Problem
Our customer's project includes a complex price calculation pipeline which soon after it went live burned a significant amount of money as AWS resources. The system primarily entailed a job that was scheduled on a 15-minute grid using AWS lambda functions and SQS. However, the implementation was not as beneficial as anticipated; it introduced a plethora of drawbacks such as negative performance impact, increased database queries, high AWS cost due to concurrent access to the same database tables, and poor local testability.
Solution
To resolve the above issues and, importantly, to reduce our customer's costs, we decided to introduce a dedicated queueing system known as Bullmq. Bullmq is a Node.js library implementing a fast and robust queue system on top of Redis (Elasticache for Redis on AWS in our scenario).

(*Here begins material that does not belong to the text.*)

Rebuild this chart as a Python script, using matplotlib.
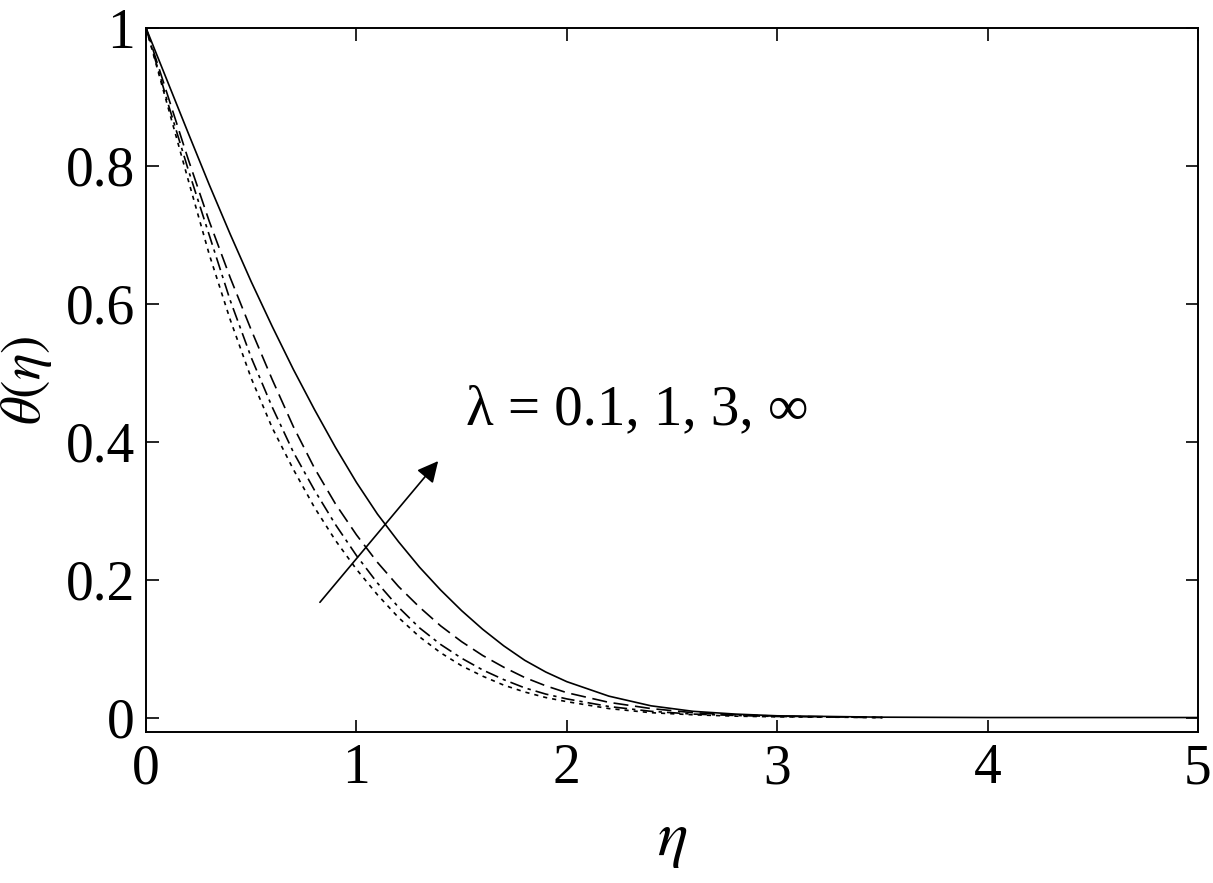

Over two sprints, we switched from the old Lambda-based calculation pipeline to a two-server architecture. The first one now queues jobs with BullMQ, while the second one is dedicated to processing queued jobs and calculating prices. With this approach, we were significantly able to reduce the database load, substantially diminishing the costs to our customer.
One advantage of BullMQ is that it's designed to easily scale up by initiating any number of server instances. This feature combined with AWS auto-scaling makes it quite resilient to heavy loads. Also, with tools like Bullboard, monitoring queues and hunting down bugs has become a breeze.